◆ SOURCE DATA ◆

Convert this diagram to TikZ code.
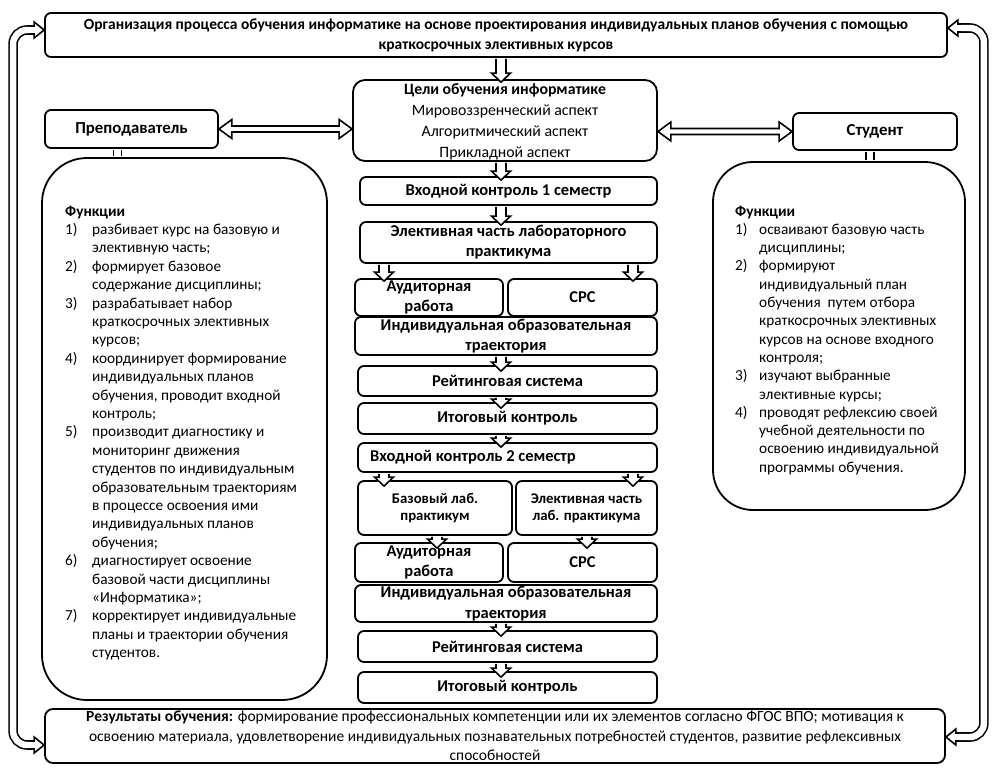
\documentclass[tikz,border=0pt]{standalone}
\usepackage{fontspec}
\setmainfont{Carlito}
\usetikzlibrary{calc}
\newcommand{\myfs}[2]{\fontsize{#1}{#2}\selectfont}
\newcommand{\myitem}[1]{\makebox[27pt][l]{#1}}
\newcommand{\myind}{\hspace*{27pt}}
\newcommand{\ritem}[1]{\makebox[24pt][l]{#1}}
\newcommand{\rind}{\hspace*{24pt}}
\newcommand{\aw}{5pt}
\newcommand{\ah}{10pt}
\newcommand{\al}{11pt}
\begin{document}
\begin{tikzpicture}[x=1pt,y=-1pt,
  box/.style={draw, line width=1.8pt, fill=white, rounded corners=6pt, inner sep=0pt, align=center},
  cbox/.style={box, font=\bfseries\myfs{16.5}{20}},
  dbl/.style={draw, line width=1.6pt, double=white, double distance=6.4pt},
  arrowbase/.style={draw, line width=1.6pt, fill=white, line join=miter},
  harrow/.style={arrowbase, /utils/exec={\def\aw{5pt}\def\ah{9.5pt}\def\al{9pt}},
    to path={let \p1=(\tikztostart), \p2=(\tikztotarget), \p3=($(\p2)!\al!(\p1)$) in
      ($(\p1)!\aw!90:(\p2)$) -- ($(\p3)!\aw!90:(\p2)$) -- ($(\p3)!\ah!90:(\p2)$) -- (\p2)
      -- ($(\p3)!\ah!-90:(\p2)$) -- ($(\p3)!\aw!-90:(\p2)$) -- ($(\p1)!\aw!-90:(\p2)$)}},
  harrowsm/.style={harrow, /utils/exec={\def\aw{4pt}\def\ah{8pt}\def\al{10pt}}},
  harrowtwo/.style={arrowbase, /utils/exec={\def\aw{3pt}\def\ah{9.5pt}\def\al{13pt}},
    to path={let \p1=(\tikztostart), \p2=(\tikztotarget), \p3=($(\p1)!\al!(\p2)$), \p4=($(\p2)!\al!(\p1)$) in
      (\p1) -- ($(\p3)!\ah!90:(\p2)$) -- ($(\p3)!\aw!90:(\p2)$) -- ($(\p4)!\aw!90:(\p2)$) -- ($(\p4)!\ah!90:(\p2)$)
      -- (\p2) -- ($(\p4)!\ah!-90:(\p2)$) -- ($(\p4)!\aw!-90:(\p2)$) -- ($(\p3)!\aw!-90:(\p2)$) -- ($(\p3)!\ah!-90:(\p2)$) -- cycle}}
]
\useasboundingbox[fill=white] (0,0) rectangle (1002,772);

\coordinate (cx) at (501,0);
\coordinate (cl) at (384,0);
\coordinate (cr) at (633,0);
\coordinate (cbl) at (437,0);
\coordinate (cer) at (587,0);

% top and bottom
\node[box, minimum width=902pt, minimum height=44pt, font=\bfseries\myfs{15.5}{20}] (top) at (496,35)
  {Организация процесса обучения информатике на основе проектирования индивидуальных планов обучения с помощью\\краткосрочных элективных курсов};
\node[box, rounded corners=8pt, minimum width=900pt, minimum height=54pt, font=\myfs{15.5}{19.5}] (bot) at (495,736)
  {\textbf{Результаты обучения:} формирование профессиональных компетенции или их элементов согласно ФГОС ВПО; мотивация к\\освоению материала, удовлетворение индивидуальных познавательных потребностей студентов, развитие рефлексивных\\способностей};

% goals
\node[box, rounded corners=12pt, minimum width=304pt, minimum height=81pt, font=\myfs{15.8}{21}] (goals) at (505,120.5)
  {\rule{0pt}{13pt}\textbf{Цели обучения информатике}\\Мировоззренческий аспект\\Алгоритмический аспект\\Прикладной аспект};

% roles
\node[box, font=\bfseries\myfs{16.8}{18}, minimum width=173pt, minimum height=38pt] (prep) at (131.5,129) {Преподаватель};
\node[box, font=\bfseries\myfs{16.8}{18}, minimum width=164pt, minimum height=37pt] (stud) at (875,131.5) {Студент};

\node[box, rounded corners=45pt, minimum width=285pt, minimum height=542pt] (lbox) at (184.5,429) {};
\node[box, rounded corners=40pt, minimum width=252pt, minimum height=348pt] (rbox) at (839,336) {};

\node[anchor=base west, inner sep=0pt, font=\myfs{15.3}{18.4}] (ltxt) at (65,216) {\parbox[t]{255pt}{%
\textbf{Функции}\\
\myitem{1)}разбивает курс на базовую и\\
\myind элективную часть;\\
\myitem{2)}формирует базовое\\
\myind содержание дисциплины;\\
\myitem{3)}разрабатывает набор\\
\myind краткосрочных элективных\\
\myind курсов;\\
\myitem{4)}координирует формирование\\
\myind индивидуальных планов\\
\myind обучения, проводит входной\\
\myind контроль;\\
\myitem{5)}производит диагностику и\\
\myind мониторинг движения\\
\myind студентов по индивидуальным\\
\myind образовательным траекториям\\
\myind в процессе освоения ими\\
\myind индивидуальных планов\\
\myind обучения;\\
\myitem{6)}диагностирует освоение\\
\myind базовой части дисциплины\\
\myind «Информатика»;\\
\myitem{7)}корректирует индивидуальные\\
\myind планы и траектории обучения\\
\myind студентов.}};

\node[anchor=base west, inner sep=0pt, font=\myfs{15.3}{18.3}] (rtxt) at (735,216) {\parbox[t]{225pt}{%
\textbf{Функции}\\
\ritem{1)}осваивают базовую часть\\
\rind дисциплины;\\
\ritem{2)}формируют\\
\rind индивидуальный план\\
\rind обучения \ путем отбора\\
\rind краткосрочных элективных\\
\rind курсов на основе входного\\
\rind контроля;\\
\ritem{3)}изучают выбранные\\
\rind элективные курсы;\\
\ritem{4)}проводят рефлексию своей\\
\rind учебной деятельности по\\
\rind освоению индивидуальной\\
\rind программы обучения.}};

% centre column
\node[cbox, minimum width=297pt, minimum height=28pt] (vk1) at (508.5,191) {Входной контроль 1 семестр};
\node[cbox, minimum width=297pt, minimum height=41pt] (el1) at (508.5,242.5) {Элективная часть лабораторного\\практикума};
\node[cbox, minimum width=148pt, minimum height=37pt] (au1) at (429,297.5) {Аудиторная\\работа};
\node[cbox, minimum width=149pt, minimum height=37pt] (srs1) at (582.5,297.5) {СРС};
\node[cbox, minimum width=302pt, minimum height=38pt] (it1) at (506,336) {Индивидуальная образовательная\\траектория};
\node[cbox, minimum width=299pt, minimum height=30pt] (rs1) at (507.5,381) {Рейтинговая система};
\node[cbox, minimum width=299pt, minimum height=31pt] (ik1) at (507.5,418.5) {Итоговый контроль};
\node[cbox, minimum width=299pt, minimum height=29pt] (vk2) at (507.5,457.5) {\makebox[299pt][l]{\hspace*{12pt}Входной контроль 2 семестр}};
\node[cbox, font=\bfseries\myfs{14.8}{17}, minimum width=154pt, minimum height=54pt] (bl) at (435,508) {Базовый лаб.\\практикум};
\node[cbox, font=\bfseries\myfs{14.8}{17}, minimum width=141pt, minimum height=54pt] (el2) at (586.5,508) {Элективная часть\\лаб. практикума};
\node[cbox, minimum width=148pt, minimum height=39pt] (au2) at (429,562.5) {Аудиторная\\работа};
\node[cbox, minimum width=149pt, minimum height=39pt] (srs2) at (582.5,562.5) {СРС};
\node[cbox, minimum width=302pt, minimum height=37pt, font=\bfseries\myfs{16.5}{21}] (it2) at (506,603.5) {Индивидуальная образовательная\\траектория};
\node[cbox, minimum width=299pt, minimum height=31pt] (rs2) at (507.5,646.5) {Рейтинговая система};
\node[cbox, minimum width=299pt, minimum height=31pt] (ik2) at (507.5,687.5) {Итоговый контроль};

% short double connectors
\draw[dbl] ([xshift=-14pt,yshift=-0.9pt]prep.south) -- ([xshift=-14pt,yshift=0.9pt]prep.south |- lbox.north);
\draw[dbl] ([xshift=-5pt,yshift=-0.9pt]stud.south) -- ([xshift=-5pt,yshift=0.9pt]stud.south |- rbox.north);

% two-way arrows
\draw[harrowtwo] (prep.east) to (goals.west |- prep.east);
\draw[harrowtwo] (goals.east |- stud.west) to (stud.west);

% centre arrows
\draw[harrow] ([yshift=-0.9pt]top.south -| cx) to ([yshift=-3pt]goals.north -| cx);
\draw[harrow] ([yshift=-0.9pt]goals.south -| cx) to ([yshift=-4pt]vk1.north -| cx);
\draw[harrow] ([yshift=-0.9pt]vk1.south -| cx) to ([yshift=-4pt]el1.north -| cx);
\draw[harrow] ([yshift=-0.9pt]el1.south -| cl) to ([yshift=-3pt]au1.north -| cl);
\draw[harrow] ([yshift=-0.9pt]el1.south -| cr) to ([yshift=-3pt]srs1.north -| cr);
\draw[harrow] ([yshift=-0.9pt]it1.south -| cx) to ([yshift=-6pt]rs1.north -| cx);
\draw[harrow] ([yshift=-0.9pt]rs1.south -| cx) to ([yshift=-6pt]ik1.north -| cx);
\draw[harrow] ([yshift=-0.9pt]ik1.south -| cx) to ([yshift=-5pt]vk2.north -| cx);
\draw[harrow] ([yshift=-0.9pt]vk2.south -| cl) to ([yshift=-6pt]bl.north -| cl);
\draw[harrow] ([yshift=-0.9pt]vk2.south -| cr) to ([yshift=-6pt]el2.north -| cr);
\draw[harrow] ([yshift=-0.9pt]bl.south -| cbl) to ([yshift=-6pt]au2.north -| cbl);
\draw[harrow] ([yshift=-0.9pt]el2.south -| cer) to ([yshift=-6pt]srs2.north -| cer);
\draw[harrow] ([yshift=-0.9pt]it2.south -| cx) to ([yshift=-6pt]rs2.north -| cx);
\draw[harrow] ([yshift=-0.9pt]rs2.south -| cx) to ([yshift=-6pt]ik2.north -| cx);

% outer loops
\draw[dbl, rounded corners=14pt] ([xshift=-11pt,yshift=5pt]top.west) -- ++(-20pt,0) |- ([xshift=-11pt,yshift=-9pt]bot.west);
\draw[harrowsm] ([xshift=-13pt,yshift=5pt]top.west) to ([yshift=5pt]top.west);
\draw[harrowsm] ([xshift=-13pt,yshift=-9pt]bot.west) to ([yshift=-9pt]bot.west);
\draw[dbl, rounded corners=14pt] ([xshift=11pt,yshift=7pt]top.east) -- ++(25pt,0) |- ([xshift=11pt,yshift=-1pt]bot.east);
\draw[harrowsm] ([xshift=13pt,yshift=7pt]top.east) to ([yshift=7pt]top.east);
\draw[harrowsm] ([xshift=13pt,yshift=-1pt]bot.east) to ([yshift=-1pt]bot.east);
\end{tikzpicture}
\end{document}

◆ REQUIREMENT ◆
Reproduce exactly the run of lines that opens the listing and closes with the line holding "(cer) at (587,0);". Pictures are excluded.

◆ WRITTEN SOLUTION ◆
Convert this diagram to TikZ code.
\documentclass[tikz,border=0pt]{standalone}
\usepackage{fontspec}
\setmainfont{Carlito}
\usetikzlibrary{calc}
\newcommand{\myfs}[2]{\fontsize{#1}{#2}\selectfont}
\newcommand{\myitem}[1]{\makebox[27pt][l]{#1}}
\newcommand{\myind}{\hspace*{27pt}}
\newcommand{\ritem}[1]{\makebox[24pt][l]{#1}}
\newcommand{\rind}{\hspace*{24pt}}
\newcommand{\aw}{5pt}
\newcommand{\ah}{10pt}
\newcommand{\al}{11pt}
\begin{document}
\begin{tikzpicture}[x=1pt,y=-1pt,
  box/.style={draw, line width=1.8pt, fill=white, rounded corners=6pt, inner sep=0pt, align=center},
  cbox/.style={box, font=\bfseries\myfs{16.5}{20}},
  dbl/.style={draw, line width=1.6pt, double=white, double distance=6.4pt},
  arrowbase/.style={draw, line width=1.6pt, fill=white, line join=miter},
  harrow/.style={arrowbase, /utils/exec={\def\aw{5pt}\def\ah{9.5pt}\def\al{9pt}},
    to path={let \p1=(\tikztostart), \p2=(\tikztotarget), \p3=($(\p2)!\al!(\p1)$) in
      ($(\p1)!\aw!90:(\p2)$) -- ($(\p3)!\aw!90:(\p2)$) -- ($(\p3)!\ah!90:(\p2)$) -- (\p2)
      -- ($(\p3)!\ah!-90:(\p2)$) -- ($(\p3)!\aw!-90:(\p2)$) -- ($(\p1)!\aw!-90:(\p2)$)}},
  harrowsm/.style={harrow, /utils/exec={\def\aw{4pt}\def\ah{8pt}\def\al{10pt}}},
  harrowtwo/.style={arrowbase, /utils/exec={\def\aw{3pt}\def\ah{9.5pt}\def\al{13pt}},
    to path={let \p1=(\tikztostart), \p2=(\tikztotarget), \p3=($(\p1)!\al!(\p2)$), \p4=($(\p2)!\al!(\p1)$) in
      (\p1) -- ($(\p3)!\ah!90:(\p2)$) -- ($(\p3)!\aw!90:(\p2)$) -- ($(\p4)!\aw!90:(\p2)$) -- ($(\p4)!\ah!90:(\p2)$)
      -- (\p2) -- ($(\p4)!\ah!-90:(\p2)$) -- ($(\p4)!\aw!-90:(\p2)$) -- ($(\p3)!\aw!-90:(\p2)$) -- ($(\p3)!\ah!-90:(\p2)$) -- cycle}}
]
\useasboundingbox[fill=white] (0,0) rectangle (1002,772);

\coordinate (cx) at (501,0);
\coordinate (cl) at (384,0);
\coordinate (cr) at (633,0);
\coordinate (cbl) at (437,0);
\coordinate (cer) at (587,0);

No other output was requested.